Nothing is as absolutely terrifying as when they crawl up the screen and face fuck the protagonist. Having a spider-crab jizz its embryonic offspring into your mouth isn’t what it used to be though, and instead of dying you just lose a few hit points. But it’s the graphic first person depiction of the bony little bastard crawling up the screen that freaks the fuck out of me. I also felt the same about the slimes in Duke Nukem 3D. But then everything about that game made me want to take a long, soapy shower.

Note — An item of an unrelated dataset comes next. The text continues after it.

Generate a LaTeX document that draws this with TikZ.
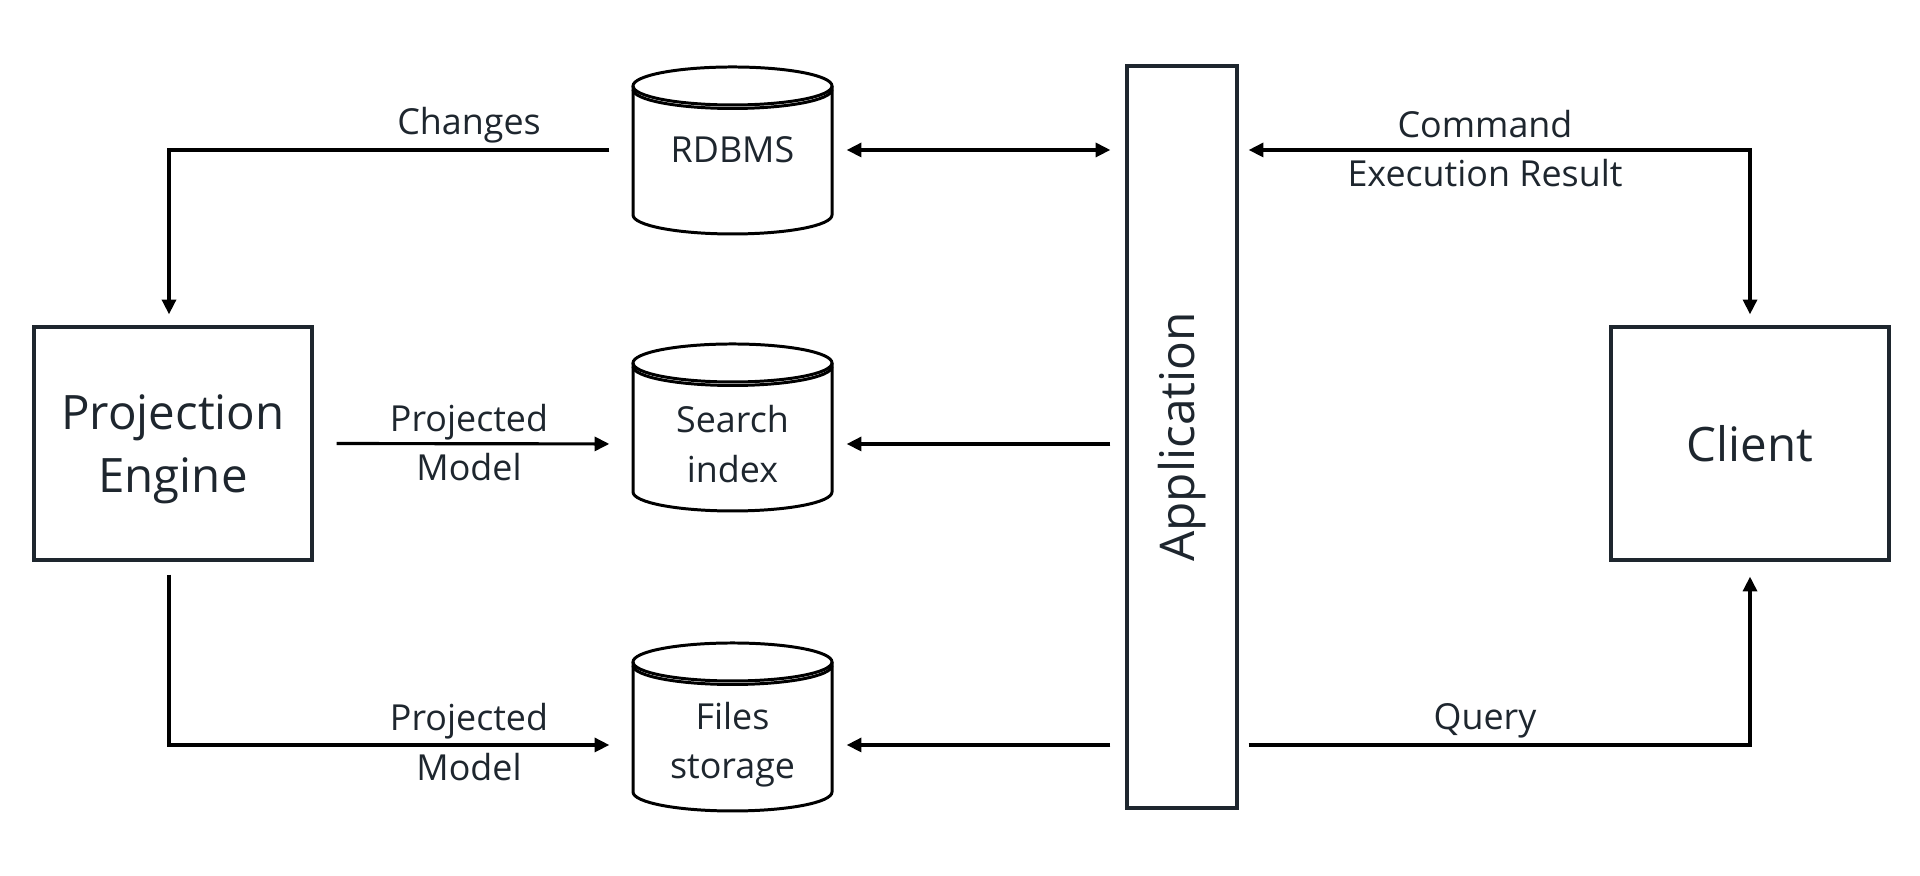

Things get genuinely freaky once you reach the ‘Bone Ship’ from Alien, which frankly sounds like the kind of dick euphemism an Eighties Hair Metal band would choose for a name. I can see why the developers had you going through the more generic looking areas from Aliens and Alien 3 first. And it’s not just because this is the ‘in-name only’ brand of movie licensing – seriously where did all these possessed human enemies come from? Was The Thing hanging out next door?
In any case, the eldritch organic design of the ‘Bone Ship’ – with the marines encased in the sinewy walls begging for death as a Chest Burster rips them a new one – feels like the horrifying payoff the game has been building up to. It’s like finally asking that girl out after months of pining only to discover that she likes the new Star Wars films.